### EXERCISE OBJECTIVE
Your task is to output all the records below, word for word.

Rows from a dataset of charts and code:
= = = = = = =

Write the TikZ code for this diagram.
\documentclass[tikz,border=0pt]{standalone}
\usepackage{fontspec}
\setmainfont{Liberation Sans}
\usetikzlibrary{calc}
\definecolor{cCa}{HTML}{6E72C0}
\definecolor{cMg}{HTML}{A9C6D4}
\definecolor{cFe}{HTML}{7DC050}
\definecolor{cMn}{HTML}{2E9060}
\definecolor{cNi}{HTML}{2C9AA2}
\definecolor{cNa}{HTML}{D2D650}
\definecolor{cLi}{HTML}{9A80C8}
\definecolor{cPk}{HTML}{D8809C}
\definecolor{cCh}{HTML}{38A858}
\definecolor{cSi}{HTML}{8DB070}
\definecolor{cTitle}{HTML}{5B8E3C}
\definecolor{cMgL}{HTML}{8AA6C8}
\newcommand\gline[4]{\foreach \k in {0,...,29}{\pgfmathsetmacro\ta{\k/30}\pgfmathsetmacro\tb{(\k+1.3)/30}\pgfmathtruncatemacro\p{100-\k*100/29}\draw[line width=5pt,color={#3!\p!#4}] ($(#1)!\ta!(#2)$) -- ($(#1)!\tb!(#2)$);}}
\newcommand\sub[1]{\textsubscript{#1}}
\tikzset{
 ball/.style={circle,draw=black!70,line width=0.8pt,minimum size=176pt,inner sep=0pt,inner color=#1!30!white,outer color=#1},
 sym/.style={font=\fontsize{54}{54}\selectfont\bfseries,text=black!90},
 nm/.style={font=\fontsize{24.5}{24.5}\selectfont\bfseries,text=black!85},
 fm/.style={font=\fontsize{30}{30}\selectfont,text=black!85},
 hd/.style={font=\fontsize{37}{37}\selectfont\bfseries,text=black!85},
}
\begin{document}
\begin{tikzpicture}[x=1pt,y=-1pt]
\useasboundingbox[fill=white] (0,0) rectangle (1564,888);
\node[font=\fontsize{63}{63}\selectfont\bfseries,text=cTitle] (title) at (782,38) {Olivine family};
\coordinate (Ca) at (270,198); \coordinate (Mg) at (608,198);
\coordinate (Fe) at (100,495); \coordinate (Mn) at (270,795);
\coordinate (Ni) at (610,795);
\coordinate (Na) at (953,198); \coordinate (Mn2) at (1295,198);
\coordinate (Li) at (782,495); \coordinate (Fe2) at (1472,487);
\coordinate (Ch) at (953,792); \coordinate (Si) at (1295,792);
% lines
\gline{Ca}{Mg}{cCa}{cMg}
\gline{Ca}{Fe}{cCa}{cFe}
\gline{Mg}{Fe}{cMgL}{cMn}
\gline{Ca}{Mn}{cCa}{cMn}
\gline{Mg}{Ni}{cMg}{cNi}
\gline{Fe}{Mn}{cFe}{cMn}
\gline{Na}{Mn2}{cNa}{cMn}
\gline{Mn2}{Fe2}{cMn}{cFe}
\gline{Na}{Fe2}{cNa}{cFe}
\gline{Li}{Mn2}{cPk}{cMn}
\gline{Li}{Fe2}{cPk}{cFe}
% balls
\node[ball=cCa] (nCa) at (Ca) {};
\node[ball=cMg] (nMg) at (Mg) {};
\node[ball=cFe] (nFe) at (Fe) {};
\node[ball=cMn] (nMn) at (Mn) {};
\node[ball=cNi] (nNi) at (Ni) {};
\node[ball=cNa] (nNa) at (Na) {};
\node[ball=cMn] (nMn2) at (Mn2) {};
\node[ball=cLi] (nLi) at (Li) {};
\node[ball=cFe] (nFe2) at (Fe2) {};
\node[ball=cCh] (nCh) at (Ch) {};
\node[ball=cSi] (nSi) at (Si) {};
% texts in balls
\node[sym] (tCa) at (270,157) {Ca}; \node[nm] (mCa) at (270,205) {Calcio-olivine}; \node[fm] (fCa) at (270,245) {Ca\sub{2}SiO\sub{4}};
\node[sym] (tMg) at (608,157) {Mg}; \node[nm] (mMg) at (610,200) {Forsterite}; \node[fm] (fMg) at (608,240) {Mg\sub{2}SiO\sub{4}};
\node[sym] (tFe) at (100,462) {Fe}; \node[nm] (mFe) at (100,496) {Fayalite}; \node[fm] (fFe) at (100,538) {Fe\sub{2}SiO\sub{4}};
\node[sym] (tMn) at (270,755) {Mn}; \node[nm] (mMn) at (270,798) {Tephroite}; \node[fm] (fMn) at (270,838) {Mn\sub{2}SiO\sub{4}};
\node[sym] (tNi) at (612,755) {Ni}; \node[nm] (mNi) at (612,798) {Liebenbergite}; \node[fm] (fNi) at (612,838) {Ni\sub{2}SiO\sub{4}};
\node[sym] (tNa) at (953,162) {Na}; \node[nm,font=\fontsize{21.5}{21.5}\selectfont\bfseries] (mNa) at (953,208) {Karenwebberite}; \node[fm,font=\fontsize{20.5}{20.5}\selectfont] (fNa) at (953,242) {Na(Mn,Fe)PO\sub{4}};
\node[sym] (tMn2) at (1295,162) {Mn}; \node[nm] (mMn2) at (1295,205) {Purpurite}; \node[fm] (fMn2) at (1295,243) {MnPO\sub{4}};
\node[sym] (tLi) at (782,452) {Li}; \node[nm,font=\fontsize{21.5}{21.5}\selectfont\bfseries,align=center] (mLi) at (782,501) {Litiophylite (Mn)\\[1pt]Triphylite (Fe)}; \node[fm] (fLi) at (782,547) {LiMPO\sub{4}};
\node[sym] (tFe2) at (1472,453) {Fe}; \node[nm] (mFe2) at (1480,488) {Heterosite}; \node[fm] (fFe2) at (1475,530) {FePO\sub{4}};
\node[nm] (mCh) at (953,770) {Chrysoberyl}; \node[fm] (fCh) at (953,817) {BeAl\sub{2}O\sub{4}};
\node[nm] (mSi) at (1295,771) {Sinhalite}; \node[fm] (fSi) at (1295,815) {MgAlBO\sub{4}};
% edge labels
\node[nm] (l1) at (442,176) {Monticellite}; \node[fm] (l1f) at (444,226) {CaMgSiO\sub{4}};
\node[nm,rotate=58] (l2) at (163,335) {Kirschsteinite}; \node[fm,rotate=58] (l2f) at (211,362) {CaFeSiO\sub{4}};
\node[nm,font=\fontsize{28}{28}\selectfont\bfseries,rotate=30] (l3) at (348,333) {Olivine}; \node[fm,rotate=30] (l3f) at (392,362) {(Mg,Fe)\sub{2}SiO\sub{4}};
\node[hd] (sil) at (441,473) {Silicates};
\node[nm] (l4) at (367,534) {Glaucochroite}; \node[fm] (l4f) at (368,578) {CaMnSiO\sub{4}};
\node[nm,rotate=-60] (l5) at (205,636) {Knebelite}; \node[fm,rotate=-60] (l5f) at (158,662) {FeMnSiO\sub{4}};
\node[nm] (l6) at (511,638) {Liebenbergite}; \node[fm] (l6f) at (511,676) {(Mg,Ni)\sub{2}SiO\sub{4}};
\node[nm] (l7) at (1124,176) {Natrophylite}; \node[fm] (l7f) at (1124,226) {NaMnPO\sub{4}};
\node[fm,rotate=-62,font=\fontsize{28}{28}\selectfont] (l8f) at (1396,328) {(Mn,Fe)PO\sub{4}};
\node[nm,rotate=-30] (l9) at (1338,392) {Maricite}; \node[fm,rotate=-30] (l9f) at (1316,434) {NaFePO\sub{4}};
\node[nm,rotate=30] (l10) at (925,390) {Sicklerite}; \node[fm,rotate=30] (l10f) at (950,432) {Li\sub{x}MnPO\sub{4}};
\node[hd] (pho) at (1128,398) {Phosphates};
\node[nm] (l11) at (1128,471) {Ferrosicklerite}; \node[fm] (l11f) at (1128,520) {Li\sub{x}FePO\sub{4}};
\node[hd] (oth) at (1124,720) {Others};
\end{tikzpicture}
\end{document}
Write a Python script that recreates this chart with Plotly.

= = = = = = =

### EXERCISE RESULT
Write the TikZ code for this diagram.
\documentclass[tikz,border=0pt]{standalone}
\usepackage{fontspec}
\setmainfont{Liberation Sans}
\usetikzlibrary{calc}
\definecolor{cCa}{HTML}{6E72C0}
\definecolor{cMg}{HTML}{A9C6D4}
\definecolor{cFe}{HTML}{7DC050}
\definecolor{cMn}{HTML}{2E9060}
\definecolor{cNi}{HTML}{2C9AA2}
\definecolor{cNa}{HTML}{D2D650}
\definecolor{cLi}{HTML}{9A80C8}
\definecolor{cPk}{HTML}{D8809C}
\definecolor{cCh}{HTML}{38A858}
\definecolor{cSi}{HTML}{8DB070}
\definecolor{cTitle}{HTML}{5B8E3C}
\definecolor{cMgL}{HTML}{8AA6C8}
\newcommand\gline[4]{\foreach \k in {0,...,29}{\pgfmathsetmacro\ta{\k/30}\pgfmathsetmacro\tb{(\k+1.3)/30}\pgfmathtruncatemacro\p{100-\k*100/29}\draw[line width=5pt,color={#3!\p!#4}] ($(#1)!\ta!(#2)$) -- ($(#1)!\tb!(#2)$);}}
\newcommand\sub[1]{\textsubscript{#1}}
\tikzset{
 ball/.style={circle,draw=black!70,line width=0.8pt,minimum size=176pt,inner sep=0pt,inner color=#1!30!white,outer color=#1},
 sym/.style={font=\fontsize{54}{54}\selectfont\bfseries,text=black!90},
 nm/.style={font=\fontsize{24.5}{24.5}\selectfont\bfseries,text=black!85},
 fm/.style={font=\fontsize{30}{30}\selectfont,text=black!85},
 hd/.style={font=\fontsize{37}{37}\selectfont\bfseries,text=black!85},
}
\begin{document}
\begin{tikzpicture}[x=1pt,y=-1pt]
\useasboundingbox[fill=white] (0,0) rectangle (1564,888);
\node[font=\fontsize{63}{63}\selectfont\bfseries,text=cTitle] (title) at (782,38) {Olivine family};
\coordinate (Ca) at (270,198); \coordinate (Mg) at (608,198);
\coordinate (Fe) at (100,495); \coordinate (Mn) at (270,795);
\coordinate (Ni) at (610,795);
\coordinate (Na) at (953,198); \coordinate (Mn2) at (1295,198);
\coordinate (Li) at (782,495); \coordinate (Fe2) at (1472,487);
\coordinate (Ch) at (953,792); \coordinate (Si) at (1295,792);
% lines
\gline{Ca}{Mg}{cCa}{cMg}
\gline{Ca}{Fe}{cCa}{cFe}
\gline{Mg}{Fe}{cMgL}{cMn}
\gline{Ca}{Mn}{cCa}{cMn}
\gline{Mg}{Ni}{cMg}{cNi}
\gline{Fe}{Mn}{cFe}{cMn}
\gline{Na}{Mn2}{cNa}{cMn}
\gline{Mn2}{Fe2}{cMn}{cFe}
\gline{Na}{Fe2}{cNa}{cFe}
\gline{Li}{Mn2}{cPk}{cMn}
\gline{Li}{Fe2}{cPk}{cFe}
% balls
\node[ball=cCa] (nCa) at (Ca) {};
\node[ball=cMg] (nMg) at (Mg) {};
\node[ball=cFe] (nFe) at (Fe) {};
\node[ball=cMn] (nMn) at (Mn) {};
\node[ball=cNi] (nNi) at (Ni) {};
\node[ball=cNa] (nNa) at (Na) {};
\node[ball=cMn] (nMn2) at (Mn2) {};
\node[ball=cLi] (nLi) at (Li) {};
\node[ball=cFe] (nFe2) at (Fe2) {};
\node[ball=cCh] (nCh) at (Ch) {};
\node[ball=cSi] (nSi) at (Si) {};
% texts in balls
\node[sym] (tCa) at (270,157) {Ca}; \node[nm] (mCa) at (270,205) {Calcio-olivine}; \node[fm] (fCa) at (270,245) {Ca\sub{2}SiO\sub{4}};
\node[sym] (tMg) at (608,157) {Mg}; \node[nm] (mMg) at (610,200) {Forsterite}; \node[fm] (fMg) at (608,240) {Mg\sub{2}SiO\sub{4}};
\node[sym] (tFe) at (100,462) {Fe}; \node[nm] (mFe) at (100,496) {Fayalite}; \node[fm] (fFe) at (100,538) {Fe\sub{2}SiO\sub{4}};
\node[sym] (tMn) at (270,755) {Mn}; \node[nm] (mMn) at (270,798) {Tephroite}; \node[fm] (fMn) at (270,838) {Mn\sub{2}SiO\sub{4}};
\node[sym] (tNi) at (612,755) {Ni}; \node[nm] (mNi) at (612,798) {Liebenbergite}; \node[fm] (fNi) at (612,838) {Ni\sub{2}SiO\sub{4}};
\node[sym] (tNa) at (953,162) {Na}; \node[nm,font=\fontsize{21.5}{21.5}\selectfont\bfseries] (mNa) at (953,208) {Karenwebberite}; \node[fm,font=\fontsize{20.5}{20.5}\selectfont] (fNa) at (953,242) {Na(Mn,Fe)PO\sub{4}};
\node[sym] (tMn2) at (1295,162) {Mn}; \node[nm] (mMn2) at (1295,205) {Purpurite}; \node[fm] (fMn2) at (1295,243) {MnPO\sub{4}};
\node[sym] (tLi) at (782,452) {Li}; \node[nm,font=\fontsize{21.5}{21.5}\selectfont\bfseries,align=center] (mLi) at (782,501) {Litiophylite (Mn)\\[1pt]Triphylite (Fe)}; \node[fm] (fLi) at (782,547) {LiMPO\sub{4}};
\node[sym] (tFe2) at (1472,453) {Fe}; \node[nm] (mFe2) at (1480,488) {Heterosite}; \node[fm] (fFe2) at (1475,530) {FePO\sub{4}};
\node[nm] (mCh) at (953,770) {Chrysoberyl}; \node[fm] (fCh) at (953,817) {BeAl\sub{2}O\sub{4}};
\node[nm] (mSi) at (1295,771) {Sinhalite}; \node[fm] (fSi) at (1295,815) {MgAlBO\sub{4}};
% edge labels
\node[nm] (l1) at (442,176) {Monticellite}; \node[fm] (l1f) at (444,226) {CaMgSiO\sub{4}};
\node[nm,rotate=58] (l2) at (163,335) {Kirschsteinite}; \node[fm,rotate=58] (l2f) at (211,362) {CaFeSiO\sub{4}};
\node[nm,font=\fontsize{28}{28}\selectfont\bfseries,rotate=30] (l3) at (348,333) {Olivine}; \node[fm,rotate=30] (l3f) at (392,362) {(Mg,Fe)\sub{2}SiO\sub{4}};
\node[hd] (sil) at (441,473) {Silicates};
\node[nm] (l4) at (367,534) {Glaucochroite}; \node[fm] (l4f) at (368,578) {CaMnSiO\sub{4}};
\node[nm,rotate=-60] (l5) at (205,636) {Knebelite}; \node[fm,rotate=-60] (l5f) at (158,662) {FeMnSiO\sub{4}};
\node[nm] (l6) at (511,638) {Liebenbergite}; \node[fm] (l6f) at (511,676) {(Mg,Ni)\sub{2}SiO\sub{4}};
\node[nm] (l7) at (1124,176) {Natrophylite}; \node[fm] (l7f) at (1124,226) {NaMnPO\sub{4}};
\node[fm,rotate=-62,font=\fontsize{28}{28}\selectfont] (l8f) at (1396,328) {(Mn,Fe)PO\sub{4}};
\node[nm,rotate=-30] (l9) at (1338,392) {Maricite}; \node[fm,rotate=-30] (l9f) at (1316,434) {NaFePO\sub{4}};
\node[nm,rotate=30] (l10) at (925,390) {Sicklerite}; \node[fm,rotate=30] (l10f) at (950,432) {Li\sub{x}MnPO\sub{4}};
\node[hd] (pho) at (1128,398) {Phosphates};
\node[nm] (l11) at (1128,471) {Ferrosicklerite}; \node[fm] (l11f) at (1128,520) {Li\sub{x}FePO\sub{4}};
\node[hd] (oth) at (1124,720) {Others};
\end{tikzpicture}
\end{document}
Write a Python script that recreates this chart with Plotly.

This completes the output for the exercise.